Exercise details ::
Pick out all lines in the listing holding the string "What" and copy them.

· · · ·

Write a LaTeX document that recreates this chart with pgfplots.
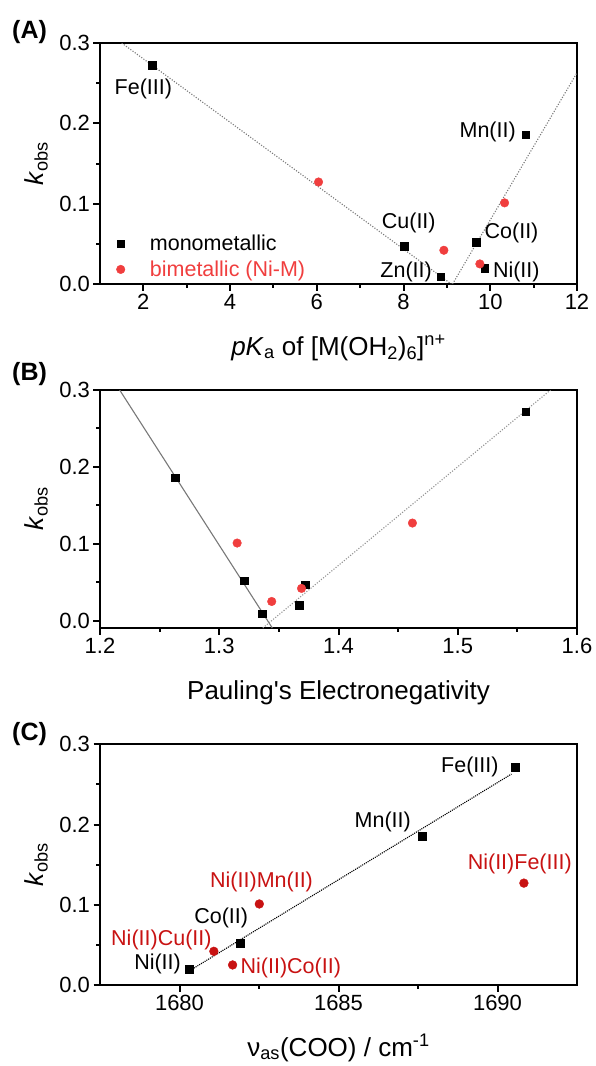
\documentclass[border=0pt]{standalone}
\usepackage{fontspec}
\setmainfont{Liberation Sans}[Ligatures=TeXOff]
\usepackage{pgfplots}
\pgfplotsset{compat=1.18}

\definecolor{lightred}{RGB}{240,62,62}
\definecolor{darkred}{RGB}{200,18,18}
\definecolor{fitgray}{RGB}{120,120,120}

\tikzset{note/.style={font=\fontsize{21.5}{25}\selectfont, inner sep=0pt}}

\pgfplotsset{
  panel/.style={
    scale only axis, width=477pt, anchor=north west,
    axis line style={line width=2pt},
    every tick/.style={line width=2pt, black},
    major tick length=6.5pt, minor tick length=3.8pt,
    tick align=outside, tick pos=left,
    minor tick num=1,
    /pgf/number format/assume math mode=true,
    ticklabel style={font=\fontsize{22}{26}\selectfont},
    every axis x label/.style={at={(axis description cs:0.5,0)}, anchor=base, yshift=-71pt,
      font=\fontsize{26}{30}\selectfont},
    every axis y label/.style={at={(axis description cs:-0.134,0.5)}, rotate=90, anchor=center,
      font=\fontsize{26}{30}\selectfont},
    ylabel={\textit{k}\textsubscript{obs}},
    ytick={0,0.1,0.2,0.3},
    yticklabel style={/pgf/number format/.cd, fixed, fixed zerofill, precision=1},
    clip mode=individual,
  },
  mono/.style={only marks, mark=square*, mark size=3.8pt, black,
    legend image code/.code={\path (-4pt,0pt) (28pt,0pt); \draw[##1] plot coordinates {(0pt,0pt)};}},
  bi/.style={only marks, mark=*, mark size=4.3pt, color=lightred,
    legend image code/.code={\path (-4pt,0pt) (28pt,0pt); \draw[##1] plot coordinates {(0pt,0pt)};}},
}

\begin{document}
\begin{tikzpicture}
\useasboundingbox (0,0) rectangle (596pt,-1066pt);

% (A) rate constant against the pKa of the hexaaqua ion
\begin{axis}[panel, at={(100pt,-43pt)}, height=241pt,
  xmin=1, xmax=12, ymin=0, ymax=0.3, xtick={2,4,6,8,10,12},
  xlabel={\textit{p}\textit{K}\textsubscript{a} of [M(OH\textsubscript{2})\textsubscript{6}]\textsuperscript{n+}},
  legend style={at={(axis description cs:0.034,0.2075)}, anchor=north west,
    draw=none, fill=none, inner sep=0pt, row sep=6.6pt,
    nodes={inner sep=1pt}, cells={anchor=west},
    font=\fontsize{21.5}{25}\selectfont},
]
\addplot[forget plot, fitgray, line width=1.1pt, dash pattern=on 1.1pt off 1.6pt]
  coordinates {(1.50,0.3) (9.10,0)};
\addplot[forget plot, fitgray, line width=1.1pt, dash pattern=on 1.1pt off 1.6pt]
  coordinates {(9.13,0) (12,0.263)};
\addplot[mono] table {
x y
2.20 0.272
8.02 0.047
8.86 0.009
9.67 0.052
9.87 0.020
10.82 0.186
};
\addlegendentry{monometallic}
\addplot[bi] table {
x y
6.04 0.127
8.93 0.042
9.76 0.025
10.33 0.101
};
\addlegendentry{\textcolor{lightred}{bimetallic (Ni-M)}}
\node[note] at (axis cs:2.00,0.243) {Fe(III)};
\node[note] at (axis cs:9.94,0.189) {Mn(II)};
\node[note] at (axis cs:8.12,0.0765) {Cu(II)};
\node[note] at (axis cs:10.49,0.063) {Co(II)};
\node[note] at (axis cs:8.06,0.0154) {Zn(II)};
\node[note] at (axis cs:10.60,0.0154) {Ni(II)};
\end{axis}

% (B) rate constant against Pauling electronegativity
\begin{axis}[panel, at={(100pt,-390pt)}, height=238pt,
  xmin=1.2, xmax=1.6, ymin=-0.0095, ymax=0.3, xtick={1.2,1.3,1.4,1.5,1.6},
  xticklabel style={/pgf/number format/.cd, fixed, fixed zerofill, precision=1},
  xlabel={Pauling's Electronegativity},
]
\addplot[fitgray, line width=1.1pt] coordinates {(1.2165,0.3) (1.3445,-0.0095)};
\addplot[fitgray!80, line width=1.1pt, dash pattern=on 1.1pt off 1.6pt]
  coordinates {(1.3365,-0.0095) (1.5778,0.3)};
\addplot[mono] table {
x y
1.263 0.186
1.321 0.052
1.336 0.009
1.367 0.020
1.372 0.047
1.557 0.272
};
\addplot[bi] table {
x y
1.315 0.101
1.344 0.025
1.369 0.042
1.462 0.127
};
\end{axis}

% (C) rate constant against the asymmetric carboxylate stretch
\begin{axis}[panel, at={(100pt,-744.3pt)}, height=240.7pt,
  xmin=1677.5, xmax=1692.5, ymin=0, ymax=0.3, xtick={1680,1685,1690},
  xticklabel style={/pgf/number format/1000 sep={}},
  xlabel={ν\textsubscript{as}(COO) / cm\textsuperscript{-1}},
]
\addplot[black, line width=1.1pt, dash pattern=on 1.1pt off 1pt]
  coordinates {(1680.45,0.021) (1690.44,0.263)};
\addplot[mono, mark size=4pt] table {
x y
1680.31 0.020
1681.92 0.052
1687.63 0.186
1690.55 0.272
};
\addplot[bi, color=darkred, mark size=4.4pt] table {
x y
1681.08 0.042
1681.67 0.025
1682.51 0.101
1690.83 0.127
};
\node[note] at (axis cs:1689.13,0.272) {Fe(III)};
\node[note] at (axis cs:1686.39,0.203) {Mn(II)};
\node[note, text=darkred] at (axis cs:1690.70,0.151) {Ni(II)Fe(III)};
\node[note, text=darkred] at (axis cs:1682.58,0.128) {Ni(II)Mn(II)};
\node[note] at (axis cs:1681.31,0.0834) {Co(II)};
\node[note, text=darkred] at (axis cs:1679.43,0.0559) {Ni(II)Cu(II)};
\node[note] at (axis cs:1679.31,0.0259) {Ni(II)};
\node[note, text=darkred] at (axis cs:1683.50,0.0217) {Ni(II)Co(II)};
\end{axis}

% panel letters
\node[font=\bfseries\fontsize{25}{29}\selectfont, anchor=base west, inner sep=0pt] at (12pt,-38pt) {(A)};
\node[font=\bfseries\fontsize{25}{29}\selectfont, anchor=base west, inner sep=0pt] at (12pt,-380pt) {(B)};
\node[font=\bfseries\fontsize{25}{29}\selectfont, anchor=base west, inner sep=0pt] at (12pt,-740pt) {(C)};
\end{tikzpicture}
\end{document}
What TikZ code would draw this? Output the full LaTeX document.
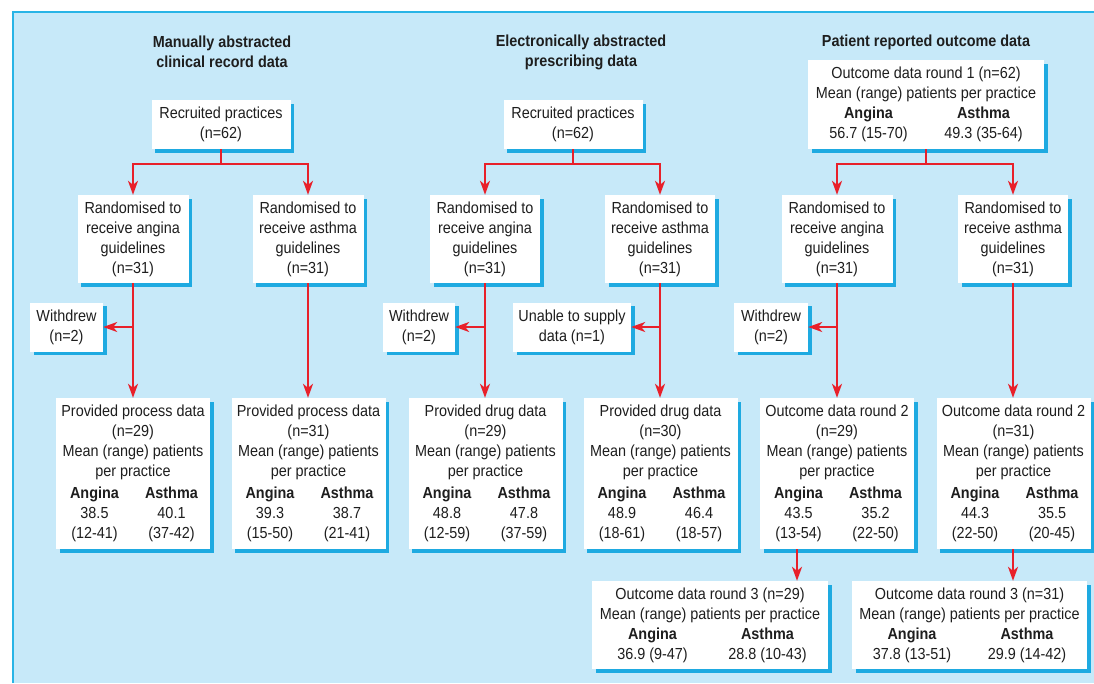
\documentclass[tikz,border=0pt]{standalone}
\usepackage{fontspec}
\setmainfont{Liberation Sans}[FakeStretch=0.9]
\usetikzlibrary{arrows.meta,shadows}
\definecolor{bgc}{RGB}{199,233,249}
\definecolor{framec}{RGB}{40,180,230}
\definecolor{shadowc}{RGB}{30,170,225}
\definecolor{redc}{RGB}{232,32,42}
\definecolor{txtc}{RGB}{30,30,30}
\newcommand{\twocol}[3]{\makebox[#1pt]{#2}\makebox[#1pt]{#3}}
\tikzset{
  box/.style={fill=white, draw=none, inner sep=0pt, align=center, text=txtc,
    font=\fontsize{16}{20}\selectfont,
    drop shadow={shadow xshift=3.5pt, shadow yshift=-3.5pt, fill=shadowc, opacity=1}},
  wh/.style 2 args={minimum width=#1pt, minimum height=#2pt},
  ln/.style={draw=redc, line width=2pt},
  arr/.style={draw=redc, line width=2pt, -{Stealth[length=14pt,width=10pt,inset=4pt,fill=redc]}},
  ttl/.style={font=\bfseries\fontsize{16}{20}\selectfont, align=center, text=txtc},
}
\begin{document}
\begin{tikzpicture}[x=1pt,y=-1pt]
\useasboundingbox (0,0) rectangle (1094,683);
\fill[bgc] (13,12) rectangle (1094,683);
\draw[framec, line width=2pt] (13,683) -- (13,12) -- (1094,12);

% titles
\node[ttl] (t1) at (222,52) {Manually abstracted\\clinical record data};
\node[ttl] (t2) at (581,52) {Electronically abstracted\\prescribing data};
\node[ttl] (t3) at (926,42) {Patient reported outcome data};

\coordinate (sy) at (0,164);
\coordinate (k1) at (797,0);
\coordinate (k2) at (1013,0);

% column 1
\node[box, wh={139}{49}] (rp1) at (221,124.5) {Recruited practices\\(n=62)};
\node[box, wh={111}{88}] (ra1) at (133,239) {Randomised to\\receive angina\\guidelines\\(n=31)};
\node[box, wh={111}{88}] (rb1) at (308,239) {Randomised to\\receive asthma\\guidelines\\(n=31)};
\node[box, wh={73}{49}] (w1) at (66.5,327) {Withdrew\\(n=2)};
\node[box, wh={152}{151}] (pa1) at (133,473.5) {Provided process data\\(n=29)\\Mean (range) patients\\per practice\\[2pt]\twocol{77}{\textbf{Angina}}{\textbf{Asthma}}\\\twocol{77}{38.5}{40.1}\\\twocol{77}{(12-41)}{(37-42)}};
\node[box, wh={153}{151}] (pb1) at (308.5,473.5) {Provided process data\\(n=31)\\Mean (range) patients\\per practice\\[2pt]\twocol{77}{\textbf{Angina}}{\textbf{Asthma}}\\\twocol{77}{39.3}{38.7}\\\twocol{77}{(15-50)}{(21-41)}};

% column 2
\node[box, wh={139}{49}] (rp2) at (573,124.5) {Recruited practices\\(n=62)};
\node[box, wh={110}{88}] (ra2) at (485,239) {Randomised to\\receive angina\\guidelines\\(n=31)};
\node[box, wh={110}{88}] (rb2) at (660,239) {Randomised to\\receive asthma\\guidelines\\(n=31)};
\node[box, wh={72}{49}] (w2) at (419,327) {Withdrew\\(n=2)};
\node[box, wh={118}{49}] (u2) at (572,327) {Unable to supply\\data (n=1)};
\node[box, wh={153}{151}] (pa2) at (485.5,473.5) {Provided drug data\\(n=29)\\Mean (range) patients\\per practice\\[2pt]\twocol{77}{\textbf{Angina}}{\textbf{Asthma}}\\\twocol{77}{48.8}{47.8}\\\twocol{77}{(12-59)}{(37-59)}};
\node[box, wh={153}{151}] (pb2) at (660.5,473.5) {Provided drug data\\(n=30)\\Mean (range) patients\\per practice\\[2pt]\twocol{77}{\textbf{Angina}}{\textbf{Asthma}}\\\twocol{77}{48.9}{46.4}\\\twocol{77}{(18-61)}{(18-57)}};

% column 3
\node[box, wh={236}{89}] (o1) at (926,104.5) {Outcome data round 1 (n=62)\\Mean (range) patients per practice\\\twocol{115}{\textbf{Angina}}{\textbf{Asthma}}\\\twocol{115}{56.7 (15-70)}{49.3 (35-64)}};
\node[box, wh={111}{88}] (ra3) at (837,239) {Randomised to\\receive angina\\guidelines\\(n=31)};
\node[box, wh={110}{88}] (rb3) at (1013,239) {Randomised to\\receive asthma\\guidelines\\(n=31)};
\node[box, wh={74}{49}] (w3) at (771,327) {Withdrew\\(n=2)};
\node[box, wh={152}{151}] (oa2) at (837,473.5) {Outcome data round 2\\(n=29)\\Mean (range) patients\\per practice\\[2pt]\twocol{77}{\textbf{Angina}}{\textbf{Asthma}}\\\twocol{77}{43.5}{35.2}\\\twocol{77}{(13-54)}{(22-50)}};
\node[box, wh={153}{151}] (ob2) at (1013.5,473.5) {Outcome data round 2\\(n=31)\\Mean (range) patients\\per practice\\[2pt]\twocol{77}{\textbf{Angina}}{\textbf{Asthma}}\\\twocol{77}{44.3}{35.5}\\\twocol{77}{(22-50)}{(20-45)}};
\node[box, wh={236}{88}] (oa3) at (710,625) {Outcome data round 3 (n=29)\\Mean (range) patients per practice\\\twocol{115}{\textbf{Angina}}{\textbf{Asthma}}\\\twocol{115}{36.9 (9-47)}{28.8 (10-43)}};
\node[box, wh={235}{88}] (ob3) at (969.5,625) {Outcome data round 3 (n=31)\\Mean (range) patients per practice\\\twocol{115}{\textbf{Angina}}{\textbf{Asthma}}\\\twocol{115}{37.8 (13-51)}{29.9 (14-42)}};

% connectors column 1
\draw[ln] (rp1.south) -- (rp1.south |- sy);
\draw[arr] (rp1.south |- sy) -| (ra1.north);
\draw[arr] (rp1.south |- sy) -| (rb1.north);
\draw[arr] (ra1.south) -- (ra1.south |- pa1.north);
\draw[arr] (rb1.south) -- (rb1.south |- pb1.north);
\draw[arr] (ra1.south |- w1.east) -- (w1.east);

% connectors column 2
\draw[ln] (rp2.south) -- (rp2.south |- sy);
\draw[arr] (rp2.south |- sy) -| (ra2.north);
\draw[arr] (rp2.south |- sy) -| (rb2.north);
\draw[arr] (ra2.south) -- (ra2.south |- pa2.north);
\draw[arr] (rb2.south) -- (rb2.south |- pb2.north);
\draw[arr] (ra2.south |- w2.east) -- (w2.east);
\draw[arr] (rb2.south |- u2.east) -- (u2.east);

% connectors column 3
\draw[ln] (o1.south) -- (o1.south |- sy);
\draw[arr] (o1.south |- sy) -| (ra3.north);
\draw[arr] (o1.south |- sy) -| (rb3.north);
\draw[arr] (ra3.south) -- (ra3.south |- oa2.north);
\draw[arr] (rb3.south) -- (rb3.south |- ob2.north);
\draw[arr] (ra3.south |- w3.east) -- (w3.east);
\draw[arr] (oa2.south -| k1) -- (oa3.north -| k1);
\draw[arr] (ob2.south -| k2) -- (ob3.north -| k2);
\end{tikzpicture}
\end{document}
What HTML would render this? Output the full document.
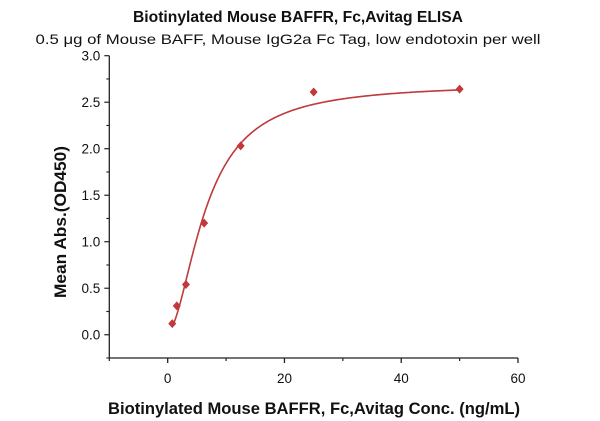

· · · ·

Response to the exercise ::
What TikZ code would draw this? Output the full LaTeX document.
What HTML would render this? Output the full document.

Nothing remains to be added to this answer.